Inside the jury room, as in the streets, the battle for tolerance and reason plays out–the Russian version of “12 Angry Men” becomes a political allegory for persuading the one dissenting juror to follow the others.  What results in the divisiveness is the realization that persuading anyone to change his opinion is virtually impossible.

Six monologues by six different jurors are the cornerstone of the allegory, slowly revealing their secret lives as well as their racism, fear, survival, compassion,  nationalism, and/or nostalgia for the “old Russia” before immigrants moved in. Each juror is riveting, changing the dynamics of the “guilty-or-not-guilty” decision process, as he tries to persuade the other jurors to change their views. By the film’s midpoint, the jurors have become murderously intense.
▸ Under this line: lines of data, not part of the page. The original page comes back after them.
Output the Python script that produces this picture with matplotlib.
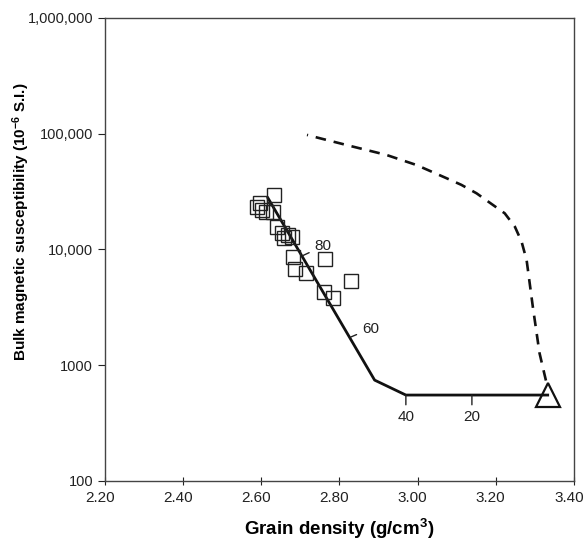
import matplotlib
matplotlib.use("Agg")
import matplotlib.pyplot as plt
import matplotlib.transforms as mtransforms

plt.rcParams['font.family'] = ['Liberation Sans', 'DejaVu Sans']
plt.rcParams['mathtext.fontset'] = 'custom'
plt.rcParams['mathtext.bf'] = 'Liberation Sans:bold'
plt.rcParams['mathtext.rm'] = 'Liberation Sans'
plt.rcParams['mathtext.default'] = 'bf'

# measured samples
sample_density = [2.632, 2.596, 2.589, 2.602, 2.612, 2.630, 2.640, 2.653, 2.658,
                  2.668, 2.678, 2.681, 2.686, 2.714, 2.763, 2.829, 2.760, 2.783]
sample_susc = [29500, 25200, 23200, 21900, 21000, 21200, 15600, 13900, 12550,
               13300, 12800, 8600, 6770, 6250, 8260, 5330, 4290, 3800]

# mixing line (solid)
mix_density = [2.617, 2.890, 2.970, 3.333]
mix_susc = [27800, 743, 552, 552]

# dashed curve
dash_density = [2.717, 2.750, 2.834, 2.920, 2.997, 3.074, 3.112, 3.151, 3.187,
                3.223, 3.249, 3.266, 3.279, 3.295, 3.312, 3.330]
dash_susc = [97500, 91200, 77300, 65500, 53600, 41200, 36100, 30500, 25000,
             20500, 15700, 11700, 8090, 3180, 1274, 700]

# end member
end_density = [3.333]
end_susc = [552]

# percentage marks along the solid line
pct_labels = ['80', '60', '40', '20']
pct_density = [2.704, 2.829, 2.970, 3.139]
pct_susc = [8770, 1750, 552, 552]

yticks = [100, 1000, 10000, 100000, 1000000]
ytick_labels = ['100', '1000', '10,000', '100,000', '1,000,000']
xticks = [2.2, 2.4, 2.6, 2.8, 3.0, 3.2, 3.4]
xtick_labels = ['2.20', '2.40', '2.60', '2.80', '3.00', '3.20', '3.40']

fig = plt.figure(figsize=(5.85, 5.41), dpi=100)
ax = fig.add_axes([0.1795, 0.111, 0.8015, 0.856])

ax.plot(dash_density, dash_susc, color='#111111', lw=1.9, linestyle=(3.6, (4, 3)))
ax.plot(mix_density, mix_susc, color='#111111', lw=2)
ax.plot(sample_density, sample_susc, linestyle='none', marker='s', markersize=9.5,
        markerfacecolor='none', markeredgecolor='#222222', markeredgewidth=1)
ax.plot(end_density, end_susc, linestyle='none', marker='^', markersize=17,
        markerfacecolor='none', markeredgecolor='#111111', markeredgewidth=1.6)

offsets = [(9, 7), (8, 6), (0, -11), (0, -11)]
for lab, x, y, off in zip(pct_labels, pct_density, pct_susc, offsets):
    if off[1] < 0:
        ha, va = 'center', 'top'
    else:
        ha, va = 'left', 'center'
    ax.annotate(lab, xy=(x, y), xytext=off, textcoords='offset points',
                ha=ha, va=va, fontsize=11, color='#222222',
                arrowprops=dict(arrowstyle='-', color='#222222', lw=1,
                                shrinkA=2, shrinkB=0))

ax.set_yscale('log')
ax.set_ylim(100, 1000000)
ax.set_xlim(2.2, 3.4)
ax.set_yticks(yticks)
ax.set_yticklabels(ytick_labels)
ax.minorticks_off()
ax.set_xticks(xticks)
ax.set_xticklabels(xtick_labels)
ax.tick_params(axis='x', labelsize=11, colors='#222222', direction='inout', length=6, pad=4)
ax.tick_params(axis='y', labelsize=10.5, colors='#222222', direction='out', length=5)

# x tick labels sit a little left of their ticks in the original
shift = mtransforms.ScaledTranslation(-5 / 100, 0, fig.dpi_scale_trans)
for lbl in ax.get_xticklabels():
    lbl.set_transform(lbl.get_transform() + shift)

for s in ax.spines.values():
    s.set_color('#444444')
    s.set_linewidth(1)

ax.set_xlabel('Grain density (g/cm$^{3}$)', fontsize=13.5, fontweight='bold', labelpad=9)
ax.set_ylabel('Bulk magnetic susceptibility (10$^{-6}$ S.I.)', fontsize=11,
              fontweight='bold')
ax.yaxis.set_label_coords(-0.155, 0.56)

fig.savefig('out.png', dpi=100)
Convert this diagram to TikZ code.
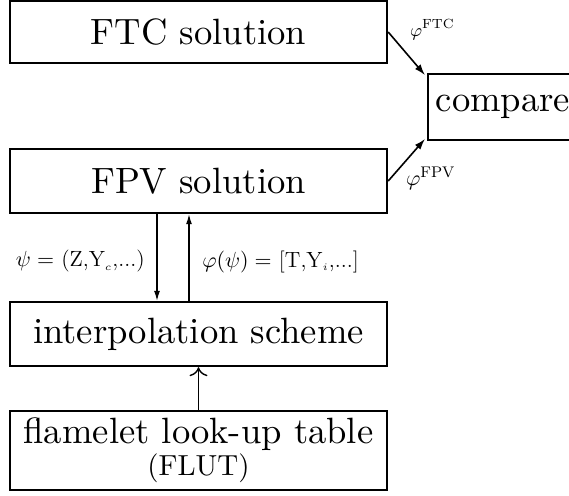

One of my few criticisms of this superb film is the interjection into the narrative of disturbing, violent flashbacks of war-ravaged Chechnya as well as repeated scenes of the accused teenager pacing back and forth in his cell, awaiting the verdict.  After a few flashbacks, the continuous repetition proves monotonous and adds unnecessarily to the length of this film.  Nonetheless, the actors are unflinching in their portrayal of the psychology of prejudice and overconfidence in the truth of one’s beliefs. The film’s kinetic rhythm of what innocence and guilt entails is, at times, horrific.  Truly a brilliant film worth two hours of anyone’s time!